**Data**:
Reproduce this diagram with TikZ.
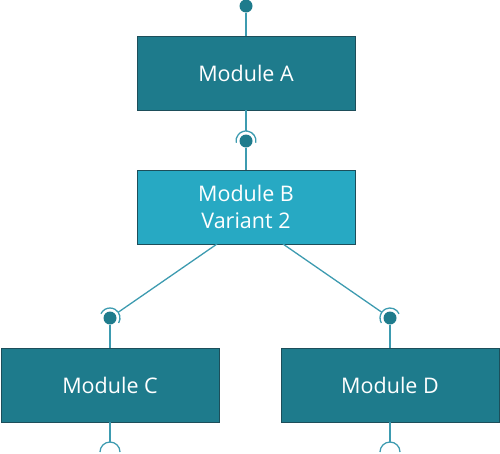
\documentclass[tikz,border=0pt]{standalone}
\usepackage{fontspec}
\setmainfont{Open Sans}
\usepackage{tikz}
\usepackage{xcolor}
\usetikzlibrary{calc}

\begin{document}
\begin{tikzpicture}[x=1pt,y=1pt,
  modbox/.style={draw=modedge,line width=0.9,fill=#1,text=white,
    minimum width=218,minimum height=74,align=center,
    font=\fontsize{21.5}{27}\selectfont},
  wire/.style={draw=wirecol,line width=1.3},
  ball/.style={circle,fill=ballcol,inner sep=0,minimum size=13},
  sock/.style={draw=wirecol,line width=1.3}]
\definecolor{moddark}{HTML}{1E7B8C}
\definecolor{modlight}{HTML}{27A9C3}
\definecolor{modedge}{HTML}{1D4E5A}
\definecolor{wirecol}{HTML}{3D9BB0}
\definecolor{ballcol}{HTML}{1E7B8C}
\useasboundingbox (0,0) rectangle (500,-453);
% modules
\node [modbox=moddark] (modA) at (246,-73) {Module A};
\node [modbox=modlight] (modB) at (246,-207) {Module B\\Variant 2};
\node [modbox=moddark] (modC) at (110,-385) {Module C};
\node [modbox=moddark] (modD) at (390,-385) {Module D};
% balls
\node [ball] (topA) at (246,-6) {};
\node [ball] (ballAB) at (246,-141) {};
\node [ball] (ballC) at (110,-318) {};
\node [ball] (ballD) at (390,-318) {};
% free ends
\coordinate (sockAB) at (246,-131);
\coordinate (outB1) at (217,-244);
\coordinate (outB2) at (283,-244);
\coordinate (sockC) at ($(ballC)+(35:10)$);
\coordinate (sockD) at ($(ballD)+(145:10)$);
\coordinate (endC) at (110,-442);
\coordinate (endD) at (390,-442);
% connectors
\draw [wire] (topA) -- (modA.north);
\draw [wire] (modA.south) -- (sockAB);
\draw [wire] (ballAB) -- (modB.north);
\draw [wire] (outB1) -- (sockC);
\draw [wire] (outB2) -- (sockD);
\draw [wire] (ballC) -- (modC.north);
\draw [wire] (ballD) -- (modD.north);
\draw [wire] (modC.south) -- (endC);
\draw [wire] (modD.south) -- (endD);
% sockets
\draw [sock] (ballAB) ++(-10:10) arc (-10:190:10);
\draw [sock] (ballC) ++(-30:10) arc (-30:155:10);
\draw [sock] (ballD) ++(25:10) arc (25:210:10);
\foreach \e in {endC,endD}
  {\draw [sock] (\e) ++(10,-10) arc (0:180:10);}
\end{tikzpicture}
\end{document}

**Request**: Copy each line in full and exactly, omitting any picture.

**Exercise response**:
Reproduce this diagram with TikZ.
\documentclass[tikz,border=0pt]{standalone}
\usepackage{fontspec}
\setmainfont{Open Sans}
\usepackage{tikz}
\usepackage{xcolor}
\usetikzlibrary{calc}

\begin{document}
\begin{tikzpicture}[x=1pt,y=1pt,
  modbox/.style={draw=modedge,line width=0.9,fill=#1,text=white,
    minimum width=218,minimum height=74,align=center,
    font=\fontsize{21.5}{27}\selectfont},
  wire/.style={draw=wirecol,line width=1.3},
  ball/.style={circle,fill=ballcol,inner sep=0,minimum size=13},
  sock/.style={draw=wirecol,line width=1.3}]
\definecolor{moddark}{HTML}{1E7B8C}
\definecolor{modlight}{HTML}{27A9C3}
\definecolor{modedge}{HTML}{1D4E5A}
\definecolor{wirecol}{HTML}{3D9BB0}
\definecolor{ballcol}{HTML}{1E7B8C}
\useasboundingbox (0,0) rectangle (500,-453);
% modules
\node [modbox=moddark] (modA) at (246,-73) {Module A};
\node [modbox=modlight] (modB) at (246,-207) {Module B\\Variant 2};
\node [modbox=moddark] (modC) at (110,-385) {Module C};
\node [modbox=moddark] (modD) at (390,-385) {Module D};
% balls
\node [ball] (topA) at (246,-6) {};
\node [ball] (ballAB) at (246,-141) {};
\node [ball] (ballC) at (110,-318) {};
\node [ball] (ballD) at (390,-318) {};
% free ends
\coordinate (sockAB) at (246,-131);
\coordinate (outB1) at (217,-244);
\coordinate (outB2) at (283,-244);
\coordinate (sockC) at ($(ballC)+(35:10)$);
\coordinate (sockD) at ($(ballD)+(145:10)$);
\coordinate (endC) at (110,-442);
\coordinate (endD) at (390,-442);
% connectors
\draw [wire] (topA) -- (modA.north);
\draw [wire] (modA.south) -- (sockAB);
\draw [wire] (ballAB) -- (modB.north);
\draw [wire] (outB1) -- (sockC);
\draw [wire] (outB2) -- (sockD);
\draw [wire] (ballC) -- (modC.north);
\draw [wire] (ballD) -- (modD.north);
\draw [wire] (modC.south) -- (endC);
\draw [wire] (modD.south) -- (endD);
% sockets
\draw [sock] (ballAB) ++(-10:10) arc (-10:190:10);
\draw [sock] (ballC) ++(-30:10) arc (-30:155:10);
\draw [sock] (ballD) ++(25:10) arc (25:210:10);
\foreach \e in {endC,endD}
  {\draw [sock] (\e) ++(10,-10) arc (0:180:10);}
\end{tikzpicture}
\end{document}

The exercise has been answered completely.